Monique Dorin a déjà enfilé sa gabardine et ses bottes pour aller au poulailler nourrir les volailles. Il est 8 heures, ce mardi 13 février, et la brume ne s’est pas encore dissipée sur la ferme bio du clos de Montcouard, à Beaumont-Saint-Cyr (Vienne). Jacky, le fils de Monique, et Guillaume, son petit-fils, ont également commencé leur routine matinale, qui consiste à alimenter les 115 bovins du cheptel.
A voir Monique, 82 ans, s’affairer dans la cour – même si elle dit regretter de ne pas avoir « autant d’énergie qu’avant » –, on imagine la ténacité avec laquelle elle a dû mener chacun de ses projets, avec son mari, Jacques, mort en 2016. Un, en particulier, fait sa fierté : lorsque, en 1968, ils choisissent de passer en bio.
Dans ces années-là, l’air du temps est à l’agrandissement des exploitations, à l’accroissement de la productivité et à l’usage de produits chimiques – en 1974, le glyphosate est autorisé pour la première fois en France. Monique et Jacques choisissent alors une voie encore marginale. Aux yeux des fermiers pratiquant l’agriculture conventionnelle, « avec nos cultures, on était sales », se souvient Monique. « Forcément, puisque leurs désherbants à eux supprimaient tout. »

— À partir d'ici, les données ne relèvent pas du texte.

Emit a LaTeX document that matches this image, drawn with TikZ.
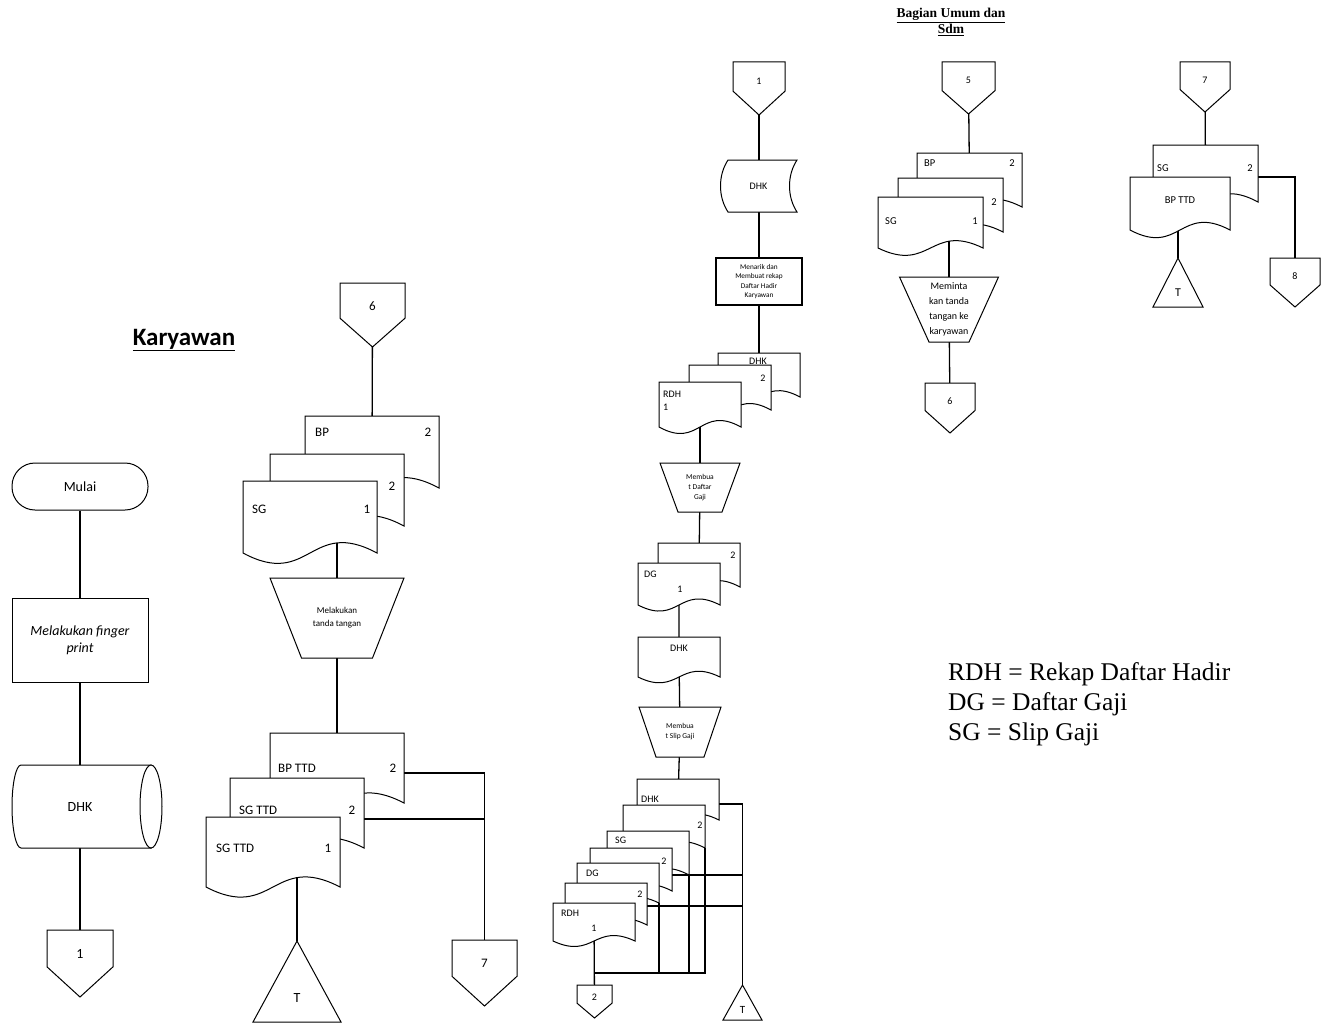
\documentclass[tikz,border=0pt]{standalone}
\usepackage{fontspec}
\setmainfont{Carlito}
\newfontfamily\tnrfam{Liberation Serif}
\usetikzlibrary{calc}
\pgfdeclarelayer{bg}
\pgfsetlayers{bg,main}
\tikzset{
  shp/.style={draw=black, line width=1pt, fill=white},
  conn/.style={draw=black, line width=1.3pt},
  ghost/.style={inner sep=0pt, outer sep=0pt, draw=none, fill=none},
  lab/.style={inner sep=0pt, font=\fontsize{#1}{#1}\selectfont},
}
\newcommand\docu[6][0.5]{%
  \node[ghost, minimum width=#5pt, minimum height=#6pt, anchor=north west] (#2) at (#3,#4) {};
  \draw[shp] (#2.south west) -- (#2.north west) -- (#2.north east) -- (#2.south east)
    .. controls +(-0.5*#5,-#1*#6) and +(0.5*#5,#1*#6) .. (#2.south west) -- cycle;
}
\newcommand\offpg[7]{%
  \node[ghost, minimum width=#4pt, minimum height=#5pt, anchor=north] (#1) at (#2,#3) {};
  \draw[shp] (#1.north west) -- (#1.north east) -- ($(#1.north east)!0.55!(#1.south east)$) -- (#1.south) -- ($(#1.north west)!0.55!(#1.south west)$) -- cycle;
  \node[lab=#6] (#1-t) at ($(#1.north)!0.36!(#1.south)$) {#7};
}
\newcommand\trimerge[6]{%
  \node[ghost, minimum width=#4pt, minimum height=#5pt, anchor=north] (#1) at (#2,#3) {};
  \draw[shp] (#1.north) -- (#1.south east) -- (#1.south west) -- cycle;
  \node[lab=#6] (#1-t) at ($(#1.north)!0.7!(#1.south)$) {T};
}
\newcommand\manop[8]{%
  \node[ghost, minimum width=#4pt, minimum height=#6pt, anchor=north] (#1) at (#2,#3) {};
  \draw[shp] (#1.north west) -- (#1.north east) -- ($(#1.south)+(#5/2,0)$) -- ($(#1.south)+(-#5/2,0)$) -- cycle;
  \node[inner sep=0pt, align=center, font=#7] (#1-t) at (#1.center) {#8};
}
\begin{document}
\begin{tikzpicture}[x=1pt,y=-1pt]
\useasboundingbox (0,0) rectangle (1324,1025);

% ---------------- Karyawan column 1
\node[inner sep=0pt, font=\bfseries\fontsize{25}{25}\selectfont] (kary) at (184,340) {\underline{Karyawan}};
\node[shp, rounded corners=23pt, minimum width=136pt, minimum height=47pt, font=\fontsize{14}{14}\selectfont] (mulai) at (80,486.5) {Mulai};
\node[shp, minimum width=136pt, minimum height=84pt, align=center, font=\itshape\fontsize{14}{17}\selectfont] (p1) at (80,640) {Melakukan finger\\print};
\node[ghost, minimum width=150pt, minimum height=83pt] (cyl) at (87,806.5) {};
\draw[shp] (21,765) -- (151,765) -- (151,848) -- (21,848)
  .. controls +(-4.97,0) and +(0,22.9) .. (12,806.5)
  .. controls +(0,-22.9) and +(-4.97,0) .. (21,765) -- cycle;
\draw[shp] (151,806.5) ellipse [x radius=11pt, y radius=41.5pt];
\node[lab=14] (cyl-t) at (80,806.5) {DHK};
\offpg{c1}{80}{930}{66}{67}{14}{1}

% ---------------- column 2
\offpg{c6}{372.5}{283}{65}{64}{13}{6}
\docu{bp}{305}{416}{134}{72}
\node[lab=13, anchor=west] (bp-l) at (315,432) {BP};
\node[lab=13] (bp-n) at (428,432) {2};
\docu{sgm}{270}{454}{134}{72}
\node[lab=13] (sgm-n) at (392,486) {2};
\docu{sgf}{243}{481}{134}{72}
\node[lab=13, anchor=west] (sgf-l) at (252,509) {SG};
\node[lab=13] (sgf-n) at (367,509) {1};
\manop{m1}{337}{578}{134}{71}{80}{\fontsize{9}{13}\selectfont}{Melakukan\\tanda tangan}
\docu{bpt}{270}{733}{134}{70}
\node[lab=13, anchor=west] (bpt-l) at (278,768) {BP TTD};
\node[lab=13] (bpt-n) at (393,768) {2};
\docu{sgt2}{230}{778}{134}{70}
\node[lab=13, anchor=west] (sgt2-l) at (239,810) {SG TTD};
\node[lab=13] (sgt2-n) at (352,810) {2};
\docu{sgt1}{206}{817}{134}{70}
\node[lab=13, anchor=west] (sgt1-l) at (216,848) {SG TTD};
\node[lab=13] (sgt1-n) at (328,848) {1};
\trimerge{t1}{297}{941}{88}{81}{14}
\offpg{c7}{484.5}{940}{65}{66}{13}{7}

% ---------------- column 3
\offpg{c1b}{759}{62}{52}{53}{10}{1}
\node[ghost, minimum width=77pt, minimum height=52pt] (sd) at (758.5,186) {};
\draw[shp] (728,160) -- (797,160) .. controls +(-10,15) and +(-10,-15) .. (797,212)
  -- (728,212) .. controls +(-10,-15) and +(-10,15) .. (728,160) -- cycle;
\node[lab=10] (sd-t) at (758.5,186) {DHK};
\node[shp, line width=1.6pt, minimum width=86pt, minimum height=47pt, inner sep=1pt, align=center, font=\fontsize{7.3}{9.3}\selectfont] (p2) at (759,281.5) {Menarik dan\\Membuat rekap\\Daftar Hadir\\Karyawan};
\docu{d3a}{718}{353}{82}{44}
\node[lab=10] (d3a-l) at (758,361) {DHK};
\docu{d3b}{689}{365}{82}{45}
\node[lab=10] (d3b-n) at (763,378) {2};
\docu{d3c}{659}{382}{82}{45}
\node[lab=10, anchor=west] (d3c-l) at (663,394) {RDH};
\node[lab=10, anchor=west] (d3c-n) at (663,407) {1};
\manop{m2}{700}{463}{80}{44}{49}{\fontsize{7.5}{10}\selectfont}{Membua\\t Daftar\\Gaji}
\docu{d4a}{658}{543}{82}{44}
\node[lab=10] (d4a-n) at (733,555) {2};
\docu{d4b}{638}{563}{82}{42}
\node[lab=10, anchor=west] (d4b-l) at (644,574) {DG};
\node[lab=10] (d4b-n) at (680,589) {1};
\docu{d5}{638}{637}{82}{40}
\node[lab=10] (d5-l) at (679,648) {DHK};
\manop{m3}{680}{707}{82}{48}{50}{\fontsize{7.5}{10}\selectfont}{Membua\\t Slip Gaji}
\docu{b1}{637}{779}{82}{41}
\node[lab=10, anchor=west] (b1-l) at (641,799) {DHK};
\docu{b2}{623}{805}{82}{43}
\node[lab=10] (b2-n) at (700,825) {2};
\docu{b3}{607}{831}{82}{44}
\node[lab=10, anchor=west] (b3-l) at (615,840) {SG};
\docu{b4}{590}{848}{82}{43}
\node[lab=10] (b4-n) at (664,861) {2};
\docu{b5}{577}{863}{82}{40}
\node[lab=10, anchor=west] (b5-l) at (586,873) {DG};
\docu{b6}{565}{883}{82}{42}
\node[lab=10] (b6-n) at (640,894) {2};
\docu{b7}{553}{903}{82}{38}
\node[lab=10, anchor=west] (b7-l) at (561,913) {RDH};
\node[lab=10] (b7-n) at (594,928) {1};
\offpg{c2}{594.5}{985}{35}{33}{10}{2}
\trimerge{tb}{742.5}{985}{39}{35}{11}
\coordinate (jn) at (594,973);

% ---------------- column 4
\node[inner sep=0pt, align=center, font={\tnrfam\bfseries\fontsize{13.5}{16}\selectfont}] (bag) at (951,22) {\underline{Bagian Umum dan}\\\underline{Sdm}};
\offpg{c5}{968.5}{62}{53}{52}{10}{5}
\docu{e1}{917}{153}{105}{54}
\node[lab=10.5, anchor=west] (e1-l) at (924,163) {BP};
\node[lab=10.5] (e1-n) at (1012,163) {2};
\docu{e2}{898}{178}{105}{54}
\node[lab=10.5] (e2-n) at (994,202) {2};
\docu{e3}{878}{197}{105}{51}
\node[lab=10.5, anchor=west] (e3-l) at (885,221) {SG};
\node[lab=10.5] (e3-n) at (975,221) {1};
\manop{m4}{949}{277}{99}{40}{65}{\fontsize{10}{15}\selectfont}{Meminta\\kan tanda\\tangan ke\\karyawan}
\offpg{c6b}{950}{383}{50}{50}{10}{6}

% ---------------- column 5
\offpg{c7b}{1205}{62}{50}{50}{10}{7}
\docu{f1}{1153}{145}{105}{57}
\node[lab=10.5, anchor=west] (f1-l) at (1157,168) {SG};
\node[lab=10.5] (f1-n) at (1250,168) {2};
\docu{f2}{1130}{177}{100}{53}
\node[lab=10.5] (f2-l) at (1180,200) {BP TTD};
\trimerge{tc}{1178}{258}{50}{49}{12}
\offpg{c8}{1295}{258}{50}{49}{10}{8}

% ---------------- legend
\node[inner sep=0pt, anchor=west, align=left, font={\tnrfam\fontsize{25.5}{30}\selectfont}] (leg) at (948,704) {RDH = Rekap Daftar Hadir\\DG = Daftar Gaji\\SG = Slip Gaji};

% ---------------- connectors (behind shapes)
\begin{pgfonlayer}{bg}
\fill[white] (0,0) rectangle (1324,1025);
\draw[conn] (mulai) -- (p1) -- (c1);
\draw[conn] (c6) -- (bp);
\draw[conn] (m1) -- (m1 |- sgf);
\draw[conn] (m1) -- (bpt);
\draw[conn] (t1) -- (t1 |- sgt1);
\draw[conn] ($(bpt.north east)+(0,40)$) -| (c7);
\draw[conn] ($(sgt2.north east)+(0,41)$) coordinate (h2) -- (h2 -| c7);
\draw[conn] (c1b) -- (d3a);
\draw[conn] (d3c) -- (m2);
\draw[conn] (m2) -- (d4a);
\draw[conn] (d4b) -- (d5) -- (m3) -- (b1);
\draw[conn] (b7) -- (c2);
\draw[conn] (b2.south east) |- (jn);
\draw[conn] (b3.south east) -- (b3.south east |- jn);
\draw[conn] (b5.south east) -- (b5.south east |- jn);
\draw[conn] ($(b1.north east)+(0,25)$) -| (tb.north);
\draw[conn] ($(b4.north east)+(0,27)$) coordinate (h4) -- (h4 -| tb.north);
\draw[conn] ($(b6.north east)+(0,23)$) coordinate (h6) -- (h6 -| tb.north);
\draw[conn] (c5) -- (e1);
\draw[conn] (m4) -- (m4 |- e3);
\draw[conn] (m4) -- (c6b);
\draw[conn] (c7b) -- (f1);
\draw[conn] (tc) -- (tc |- f2);
\draw[conn] ($(f1.north east)+(0,32)$) -| (c8);
\end{pgfonlayer}
\end{tikzpicture}
\end{document}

Le jeune couple n’en est pas à sa première décision audacieuse. En 1962, déjà, ils achètent ensemble les terres sur lesquelles les parents de Jacques travaillaient jusqu’alors en fermage – en payant un loyer. « A l’époque, ça ne se faisait pas d’emprunter de l’argent à une banque », confie Monique. Jacques rentrait tout juste de la guerre d’Algérie, ils n’étaient pas mariés, mais le propriétaire voulait vendre les terres tout de suite. « On n’avait rien, mais on n’avait pas le choix, il fallait se lancer », reconnaît Monique. « Notre voyage de noces s’est fait dans les blés. »
« On n’avait jamais entendu parler du bio »
De chaque côté de l’allée centrale de l’étable, les vaches limousines attendent, alignées, la distribution des céréales bio. Provenant exclusivement de la ferme, le mélange, constitué de blé, orge, petits pois, triticale et féveroles, a été savamment préparé par Jacky et Guillaume à partir de la moisson de l’été passé.
Sur son terrain, Jacky sème également des légumineuses, comme de la luzerne, dont les vaches ont besoin dans leur alimentation. L’avantage est que ces plantes jouent un rôle nettoyant pour l’herbe : en captant l’azote de l’air, elles en enrichissent le sol. De plus, le fauchage de ces céréales et légumineuses permet à la ferme d’être autonome pour le paillage des vaches – cette litière étant changée tous les deux jours.